_What is needed_:
Everything from the first line down to the line containing "4, 3, 3, 2, 1];" is to be retyped exactly, both ends included, with pictures left out.

_Data shown_:

---------------

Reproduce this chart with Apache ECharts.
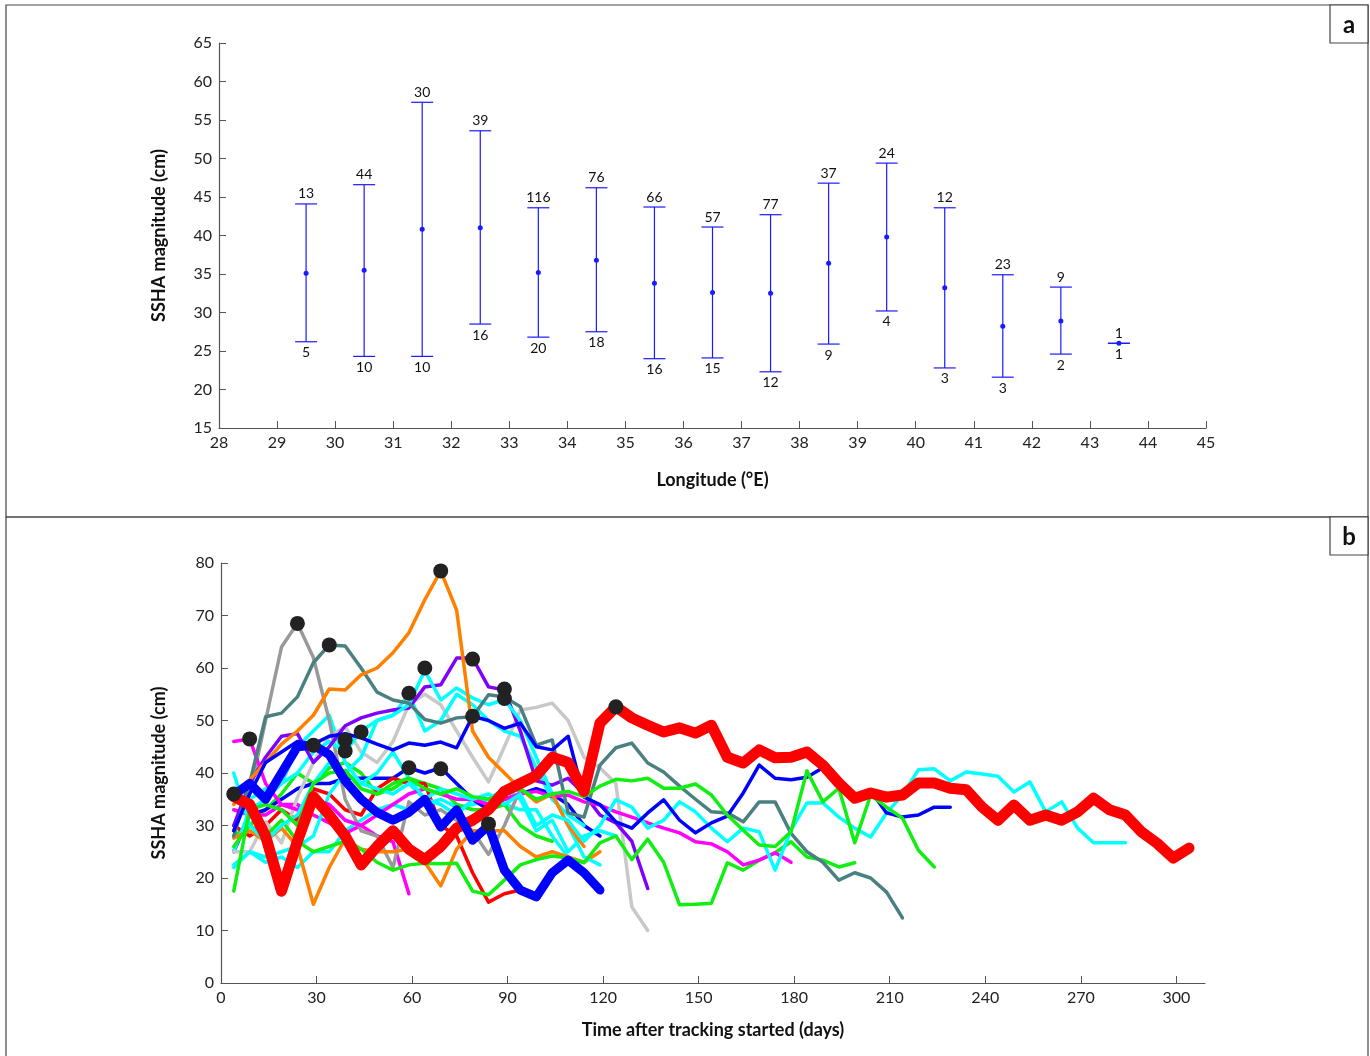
<!DOCTYPE html>
<html>
<head>
<meta charset="utf-8">
<script src="https://cdn.jsdelivr.net/npm/echarts@6/dist/echarts.min.js"></script>
<style>
  html, body { margin: 0; padding: 0; background: #fff; }
  #chart { width: 1370px; height: 1056px; }
</style>
</head>
<body>
<div id="chart"></div>
<script>
// panel a: SSHA magnitude per 1-degree longitude bin
var lon = [29.5, 30.5, 31.5, 32.5, 33.5, 34.5, 35.5, 36.5, 37.5, 38.5, 39.5, 40.5, 41.5, 42.5, 43.5];
var meanVal = [35.1, 35.5, 40.8, 41.0, 35.2, 36.8, 33.8, 32.6, 32.5, 36.4, 39.8, 33.2, 28.2, 28.9, 26.0];
var upperVal = [44.1, 46.6, 57.3, 53.6, 43.6, 46.2, 43.7, 41.1, 42.7, 46.8, 49.4, 43.6, 34.9, 33.3, 26.0];
var lowerVal = [26.2, 24.3, 24.3, 28.5, 26.8, 27.5, 24.0, 24.1, 22.3, 25.9, 30.2, 22.8, 21.6, 24.6, 26.0];
var countTop = [13, 44, 30, 39, 116, 76, 66, 57, 77, 37, 24, 12, 23, 9, 1];
var countBottom = [5, 10, 10, 16, 20, 18, 16, 15, 12, 9, 4, 3, 3, 2, 1];

// panel b: eddy tracks, one value every 5 days starting at day 4
var firstDay = 4;
var dayStep = 5;
var redThick = [35.5, 34, 28, 17.5, 27, 35.5, 32, 28, 22.5, 26, 29, 25.5, 23.5, 26, 29.5, 31, 33, 36.5, 38, 39.5,
  43, 42, 36.5, 49.5, 52.6, 50.5, 49.1, 47.8, 48.6, 47.6, 49.1, 43, 41.9, 44.4, 42.9, 43, 44, 41.5, 38.1, 35.2,
  36.2, 35.4, 35.8, 38.1, 38.1, 37.1, 36.8, 33.5, 31, 33.9, 31, 32, 31, 32.6, 35.2, 33, 32, 28.8, 26.6, 23.8, 25.7];
var blueThick = [35.8, 38, 35, 40, 45, 45.3, 43.5, 38.5, 35, 32.5, 31, 32.5, 35, 29.7, 33, 27.2, 30, 21.5, 17.7, 16.4,
  21, 23.4, 21, 17.7];
var orangePeak = [34, 38.7, 42, 45.5, 48, 51, 56, 55.8, 58.7, 60, 62.9, 66.7, 73, 78.5, 71, 48, 43, 40, 37, 34.5,
  36, 30, 26];
var orangeLow = [27.6, 29, 27, 29.5, 26, 15, 22, 27.5, 25.5, 25, 25, 25.5, 23, 18.5, 25.5, 29, 29, 29, 26, 24,
  25, 24, 23, 25];
var grayPeak = [29, 36, 50, 64, 68.5, 62, 50, 35, 29, 28, 22, 34.5, 32, 33, 31, 29, 24.5, 30, 37];
var tealLong = [28, 38, 50.7, 51.4, 54.5, 61, 64.4, 64.2, 60, 55.4, 53.9, 53.3, 50.2, 49.5, 50.5, 50.7, 54.9, 54.5, 52.6, 45.3,
  46.3, 32.4, 31.6, 41.5, 44.8, 45.7, 41.9, 40.2, 37.5, 35, 32.6, 32.4, 30.7, 34.5, 34.5, 28.5, 25, 23, 19.6, 21,
  20, 17.3, 12.4];
var cyanLong = [40, 30, 27, 30, 32, 38, 42, 40, 38, 40, 44, 39, 35, 37, 36, 35, 36, 34, 36, 30,
  32, 31, 27, 30, 34.9, 33.5, 29.5, 31, 34.5, 32.6, 29.5, 26.9, 29.5, 28.8, 21.5, 29.1, 34.3, 34.3, 31.6, 29.5,
  27.8, 32.4, 35.8, 40.6, 40.8, 38.5, 40.2, 39.8, 39.4, 36.4, 38.3, 32.6, 34.5, 29.5, 26.7, 26.7, 26.7];
var blueLong = [29, 36, 42, 44, 46, 45.5, 47, 47.5, 46.7, 45.5, 44.4, 45.7, 45.3, 45.9, 44.8, 50.8, 50, 48.5, 49.5, 45,
  44.4, 47, 35.4, 34, 30.7, 29.5, 32.4, 34.9, 31, 28.6, 30.5, 31.8, 36.2, 41.5, 39, 38.7, 39.2, 41, 38, 35.2,
  36.6, 32.4, 31.6, 32, 33.5, 33.5];
var greenLong = [17.5, 33, 34, 33, 30, 38, 40, 40.5, 37, 36, 38, 39, 37, 36, 37, 35.5, 35, 36, 37, 35,
  36, 36.5, 35.5, 37.5, 38.8, 38.5, 39, 37.1, 37.1, 37.9, 35.8, 32, 29.1, 26.3, 26, 28.8, 40.4, 34.5, 37.1, 26.7,
  35.8, 33.5, 31.4, 25.3, 22.1];
var greenLow = [26, 30, 28, 31, 27, 25, 26, 27, 25.5, 23, 21.5, 22.5, 22.8, 22.7, 22.8, 17.5, 16.8, 19.6, 22.5, 23.5,
  24.2, 23.8, 22.9, 26.7, 28, 23.5, 27.4, 23, 14.9, 15, 15.2, 22.9, 21.5, 23.4, 24.8, 26.9, 24, 23.4, 22.1, 22.9];
var magentaLong = [46, 46.5, 38, 34, 33, 35, 34, 31, 30, 32, 34, 36, 37, 36, 35, 35, 34, 35, 36, 36.5,
  35.5, 35.8, 34.5, 33.9, 32.6, 31.6, 30.5, 29.5, 28.6, 26.9, 26.5, 25, 22.5, 23.4, 24.8, 23];
var purple = [30, 38, 43, 47, 47.5, 42, 45, 49, 50.5, 51.4, 52, 52.4, 56.4, 56.8, 61.9, 61.9, 56.4, 55.8, 48, 38.5,
  37.7, 39, 36, 32, 30.5, 27, 18];
var lightGray = [25, 25, 30.7, 26.7, 35.4, 42, 47, 48.8, 44, 42, 46, 53, 55, 53, 48, 43, 38.3, 45, 52, 52.5,
  53.3, 50, 43, 41, 38, 14.5, 10];
var cyanB = [22, 25, 24, 25, 26, 28, 36, 40, 43, 50, 51, 53, 59.5, 53.9, 56.2, 54.3, 53, 54, 50, 43,
  36, 30, 24, 22.5];
var cyanC = [25, 33, 35, 38, 45, 48, 51, 42, 38, 37, 36, 38, 35, 34, 32, 35, 35, 37, 35, 29,
  31, 25, 28, 29, 28];
var cyanD = [22.5, 25, 23, 24, 22, 25, 25, 29, 31, 33, 34, 33, 34, 35, 33.5, 34, 35, 34, 33, 33,
  28, 24];
var cyanE = [30, 35, 37, 38, 40, 44, 46, 44, 48, 50, 51, 55, 48, 50, 55, 53, 50, 48, 47, 41,
  35, 32, 30];
var blueB = [25, 32, 33, 35, 37, 38, 38, 39, 39, 39, 39, 41, 40, 41, 38, 35, 33, 35, 36, 37,
  36, 34, 30, 28];
var greenB = [28, 30, 33, 36, 40, 38, 41, 42, 40, 36, 37, 39, 38, 37, 34, 33, 33, 34, 30, 28, 27];
var redThin = [30, 28, 30, 33, 31, 37, 36, 33, 32, 37, 39, 38, 38, 30, 28, 21, 15.4, 17, 17.7];
var magentaShort = [33, 32, 32, 34, 34, 32, 30.5, 28.5, 30, 28, 26.9, 17];

// peak markers
var peakDays = [4, 9, 24, 29, 34, 39, 39, 44, 59, 64, 69, 79, 79, 89, 89, 59, 69, 124, 84];
var peakVals = [36, 46.5, 68.5, 45.3, 64.4, 46.3, 44.2, 47.8, 55.2, 60, 78.5, 61.7, 50.8, 56, 54.2, 41, 40.8, 52.6, 30.3];

var dayTicks = [0, 30, 60, 90, 120, 150, 180, 210, 240, 270, 300];

var tracks = [
  { v: cyanD, c: '#00ffff', w: 3.5 },
  { v: greenB, c: '#11ee11', w: 3.5 },
  { v: blueB, c: '#0000ff', w: 3.5 },
  { v: magentaShort, c: '#ff00ff', w: 3.5 },
  { v: redThin, c: '#ff0000', w: 3.5 },
  { v: cyanC, c: '#00ffff', w: 3.5 },
  { v: lightGray, c: '#c8c8c8', w: 3.5 },
  { v: grayPeak, c: '#999999', w: 3.5 },
  { v: orangeLow, c: '#ff8000', w: 3.5 },
  { v: cyanE, c: '#00ffff', w: 3.5 },
  { v: purple, c: '#8000ff', w: 3.5 },
  { v: cyanB, c: '#00ffff', w: 3.5 },
  { v: greenLow, c: '#11ee11', w: 3.5 },
  { v: magentaLong, c: '#ff00ff', w: 3.5 },
  { v: tealLong, c: '#4a8080', w: 3.5 },
  { v: orangePeak, c: '#ff8000', w: 3.5 },
  { v: cyanLong, c: '#00ffff', w: 3.5 },
  { v: blueLong, c: '#0000ff', w: 3.5 },
  { v: greenLong, c: '#11ee11', w: 3.5 },
  { v: redThick, c: '#ff0000', w: 11 },
  { v: blueThick, c: '#0000ff', w: 9 }
];

var font = 'Lato, "Open Sans", sans-serif';
var axisColor = '#555';

function axisBase(min, max, interval) {
  return {
    min: min, max: max, interval: interval,
    axisLine: { show: true, lineStyle: { color: axisColor, width: 1.2 } },
    axisTick: { show: true, inside: true, length: 7, lineStyle: { color: axisColor } },
    axisLabel: { color: '#222', fontSize: 16, fontFamily: font, margin: 7 },
    splitLine: { show: false },
    nameTextStyle: { color: '#111', fontSize: 18, fontWeight: 'bold', fontFamily: font },
    nameLocation: 'middle'
  };
}

var xa0 = axisBase(28, 45, 1);
xa0.type = 'value'; xa0.gridIndex = 0; xa0.name = 'Longitude (\u00b0E)'; xa0.nameGap = 43;
var ya0 = axisBase(15, 65, 5);
ya0.type = 'value'; ya0.gridIndex = 0; ya0.name = 'SSHA magnitude (cm)'; ya0.nameGap = 51;

var xa1 = axisBase(0, 309, 30);
xa1.type = 'value'; xa1.gridIndex = 1; xa1.name = 'Time after tracking started (days)'; xa1.nameGap = 38;
xa1.axisLabel.customValues = dayTicks;
xa1.axisTick.customValues = dayTicks;
var ya1 = axisBase(0, 80, 10);
ya1.type = 'value'; ya1.gridIndex = 1; ya1.name = 'SSHA magnitude (cm)'; ya1.nameGap = 53;

var series = [];

series.push({
  type: 'custom',
  xAxisIndex: 0, yAxisIndex: 0,
  data: lon.map(function (x, i) { return [x, lowerVal[i], upperVal[i], countTop[i], countBottom[i]]; }),
  renderItem: function (params, api) {
    var top = api.coord([api.value(0), api.value(2)]);
    var bot = api.coord([api.value(0), api.value(1)]);
    var hw = 11;
    var ls = { stroke: '#1a1aff', lineWidth: 1.2 };
    return {
      type: 'group',
      children: [
        { type: 'line', shape: { x1: top[0], y1: top[1], x2: bot[0], y2: bot[1] }, style: ls },
        { type: 'line', shape: { x1: top[0] - hw, y1: top[1], x2: top[0] + hw, y2: top[1] }, style: ls },
        { type: 'line', shape: { x1: bot[0] - hw, y1: bot[1], x2: bot[0] + hw, y2: bot[1] }, style: ls },
        { type: 'text', x: top[0], y: top[1] - 3, style: { text: String(api.value(3)), fill: '#111', fontSize: 14, fontFamily: font, align: 'center', verticalAlign: 'bottom' } },
        { type: 'text', x: bot[0], y: bot[1] + 4, style: { text: String(api.value(4)), fill: '#111', fontSize: 14, fontFamily: font, align: 'center', verticalAlign: 'top' } }
      ]
    };
  },
  z: 2
});

series.push({
  type: 'scatter',
  xAxisIndex: 0, yAxisIndex: 0,
  symbolSize: 5,
  itemStyle: { color: '#1a1aff', opacity: 1 },
  data: lon.map(function (x, i) { return [x, meanVal[i]]; }),
  z: 3
});

tracks.forEach(function (t, k) {
  series.push({
    type: 'line',
    xAxisIndex: 1, yAxisIndex: 1,
    showSymbol: false,
    lineStyle: { color: t.c, width: t.w, join: 'round', cap: 'round' },
    itemStyle: { color: t.c },
    data: t.v.map(function (v, i) { return [firstDay + dayStep * i, v]; }),
    z: 2 + k * 0.01
  });
});

series.push({
  type: 'scatter',
  xAxisIndex: 1, yAxisIndex: 1,
  symbolSize: 15,
  itemStyle: { color: '#222', opacity: 1 },
  data: peakDays.map(function (d, i) { return [d, peakVals[i]]; }),
  z: 5
});

function frameBox(x, y, w, h) {
  return { type: 'rect', shape: { x: x, y: y, width: w, height: h }, style: { fill: 'none', stroke: '#444', lineWidth: 1.2 }, silent: true };
}
function tagBox(letter, x, y) {
  return {
    type: 'group',
    children: [
      { type: 'rect', shape: { x: x, y: y, width: 38, height: 38 }, style: { fill: '#fff', stroke: '#444', lineWidth: 1.2 } },
      { type: 'text', x: x + 19, y: y + 20, style: { text: letter, fill: '#111', fontSize: 24, fontWeight: 'bold', fontFamily: font, align: 'center', verticalAlign: 'middle' } }
    ]
  };
}

var chart = echarts.init(document.getElementById('chart'));
chart.setOption({
  animation: false,
  backgroundColor: '#fff',
  grid: [
    { left: 219, right: 164, top: 43, bottom: 628 },
    { left: 221, right: 165, top: 563, bottom: 73 }
  ],
  xAxis: [xa0, xa1],
  yAxis: [ya0, ya1],
  graphic: [
    frameBox(6, 5, 1362, 512),
    frameBox(6, 517, 1362, 540),
    tagBox('a', 1330, 5),
    tagBox('b', 1330, 517)
  ],
  series: series
});
window.addEventListener('resize', function () {
  chart.resize();
});
</script>
</body>
</html>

---------------

_Full answer_:
Reproduce this chart with Apache ECharts.
<!DOCTYPE html>
<html>
<head>
<meta charset="utf-8">
<script src="https://cdn.jsdelivr.net/npm/echarts@6/dist/echarts.min.js"></script>
<style>
  html, body { margin: 0; padding: 0; background: #fff; }
  #chart { width: 1370px; height: 1056px; }
</style>
</head>
<body>
<div id="chart"></div>
<script>
// panel a: SSHA magnitude per 1-degree longitude bin
var lon = [29.5, 30.5, 31.5, 32.5, 33.5, 34.5, 35.5, 36.5, 37.5, 38.5, 39.5, 40.5, 41.5, 42.5, 43.5];
var meanVal = [35.1, 35.5, 40.8, 41.0, 35.2, 36.8, 33.8, 32.6, 32.5, 36.4, 39.8, 33.2, 28.2, 28.9, 26.0];
var upperVal = [44.1, 46.6, 57.3, 53.6, 43.6, 46.2, 43.7, 41.1, 42.7, 46.8, 49.4, 43.6, 34.9, 33.3, 26.0];
var lowerVal = [26.2, 24.3, 24.3, 28.5, 26.8, 27.5, 24.0, 24.1, 22.3, 25.9, 30.2, 22.8, 21.6, 24.6, 26.0];
var countTop = [13, 44, 30, 39, 116, 76, 66, 57, 77, 37, 24, 12, 23, 9, 1];
var countBottom = [5, 10, 10, 16, 20, 18, 16, 15, 12, 9, 4, 3, 3, 2, 1];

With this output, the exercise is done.